How to quit using fossil fuels the Hawaiian way

Just three days after President Trump announced his June 3, 2017 decision to withdraw from the Paris Climate Accord, Hawaii Governor David Ige signed a bill committing his state to the goals of the international agreement. On signing the document, Governor Ige said:

“We are the testing grounds. As an island state, we are especially aware of the limits of our natural environment. Tides are getting higher, biodiversity is shrinking, coral is bleaching, coastlines are eroding, weather is becoming more extreme. We must acknowledge these realities at home. That is why Hawaii is united in its political leadership on tackling climate change.”

Hawaii Governor David Ige
Hawaii Governor David Ige. Image: Twitter.com – @GovDavidIge

A year later, Governor Ige signed another environmental bill, this time committing his state to achieving carbon neutrality by 2045. According to the new law, by that year, 100% of the state’s electricity must be produced from renewables — photovoltaics, wind, geothermal, biofuels — completely displacing fossil fuels in the process.

The following figure provides a measure of the task ahead. Prior to 2008, less than 4% of the state’s electricity was generated from renewables. By 2017, that had grown to about 26%. Today, the percentage is around 30%.

Figure from Rhodium Group, April 19, 2019 report
Image from Rhodium Group, April 19, 2018 report

Some might think that the environmental actions of a small, isolated state (pop 1.4 mil) is of little account in the grand scheme of things. They’d be wrong. The work involves more than simply replacing old technology with PV panels and wind mills. Hawaii has six power grids, one for each of its larger islands. The current mix of renewable energy sources includes at least 60 utility-scale plants and 150,000+ residential rooftop solar systems, all with outputs that fluctuate depending on time of day, weather conditions, and other factors. How to integrate such diverse systems in a way that maintains grid stability (no overloads, brownouts, shutdowns) — that’s the real challenge. And the project is being watched closely by other states keen on cutting  their dependence on fossil fuels.

The key to success will depend on energy storage — batteries that can store energy when the systems are producing an excess, and return it when they are not producing enough. Judging by the rapid pace of solar development now taking place in Hawaii, that should not be a problem.

A Jan 3, 2019 news release from the utility Hawaiian Electric, says it has submitted contract proposals to the state’s Public Utilities Commission for seven grid-scale, solar-plus-storage projects on three islands. “The projects – three on Oahu, two on Maui and two on Hawaii Island – will add approximately 262 megawatts (MW) of solar energy with 1,048 megawatt-hours (MWh) of storage. The energy storage can provide four hours of electricity that can further reduce fossil fuel use during peak demand in the evening or at other times when the sun isn’t shining.”

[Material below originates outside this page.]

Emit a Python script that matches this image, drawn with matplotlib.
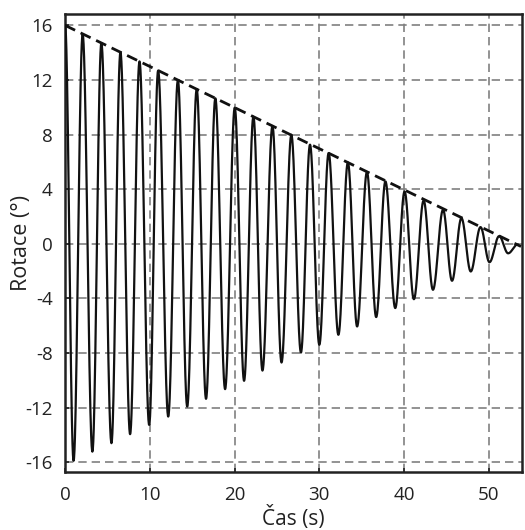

Solar array, Poipu, Hawaii
Solar array, Poipu, Hawaii. Photo from Scientific American. Credit: Getty Images

The National Renewable Energy Laboratory (NREL) has been helping the Hawaiian Electric Companies respond to their grid stability issues. Commenting on the work (NREL News, April 24, 2018) Martha Symko-Davies, program manager for NREL’s Energy Systems Integration Facility said, “We’ve helped Hawaii integrate not just solar, but also storage, electric vehicle infrastructure, and more. If this can be done in Hawaii, it can be replicated anywhere else—the question is not ‘if’ we can do it, it’s ‘how’ we can do it. How do we apply the solutions we’ve helped implement in Hawaii and translate those solutions into ones that can work in other, mainland states?”